The setting is in the chapter entitled Satan's Rout! It is an amazing palace in which Satan holds his ball.
The palace is clearly in another dimension from the world we know, or some kind of supernatural powers are at play, because the massive palace is all situated in a tiny fifth floor apartment in Moscow!
It is speculated that the setting for Satan's ball is modelled off a Spring Festival that was hosted by the US Ambassador to the Soviet Union in 1935, which was held at Spaso House. Wikipedia says that the decorations surpassed imagination, with a forest of young birch trees being brought into the chandelier room, a dining table covered in Finnish tulips, and an avery made from fish netting full of pheasants, parakeets and one hundred zebra finches. There were also animals roaming around, on loan from the Moscow zoo. Mikhail Bulgakov apparently attended this Spring Festival, which gave him the inspiration for Satan's ball.

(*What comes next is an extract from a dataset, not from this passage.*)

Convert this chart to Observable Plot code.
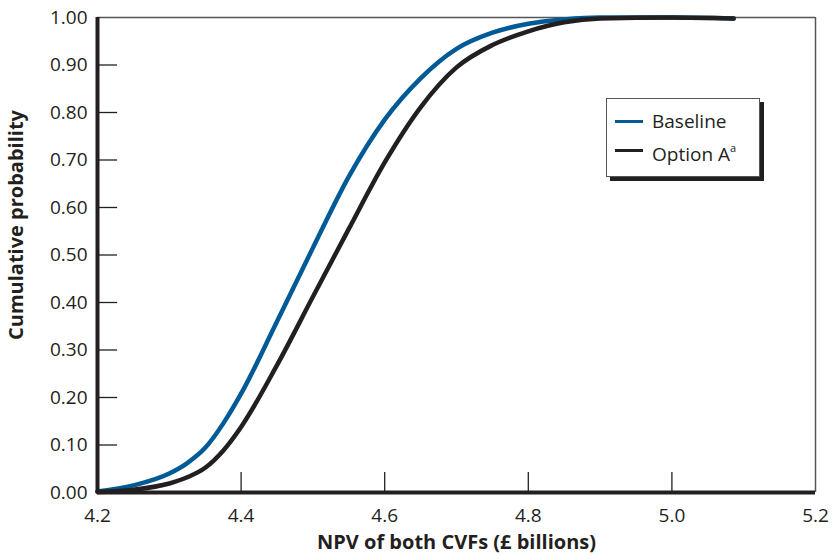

Like the rest of this bizarre and wonderful book, the Spring Ball that Satan hosts is a feat of imagination. Margarita is the hostess, and she is bathed in a special serum beforehand, which makes her young and beautiful, and she hosts the whole ball naked (but wearing amazing shoes made of rose petals). Margarita enters the palace through a lush jungle. The first room is full of white tulips, and there is a full orchestra. The next room was full of roses and camellias, with fountains of champagne. Another room contained a jazz band made up of chimpanzees, gibbons, mandrils and marmosets. Butterflies fly over the dancing guests. There is a massive pool with a crystal bottom, full of Brandy with people swimming in it. And there is a extremely grand staircase, at the top of which Margarita meets Satan's guests.
The mood is certainly intoxicating, frivolous, and over-the-top. It is decadent, and demonstrates Satan flaunting his influence over humans who are too easily tempted to be drunk and naked, and romp with the devil!
This setting is certainly the culmination of the storyline, and Bulgakov lets his imagination go most extravagantly!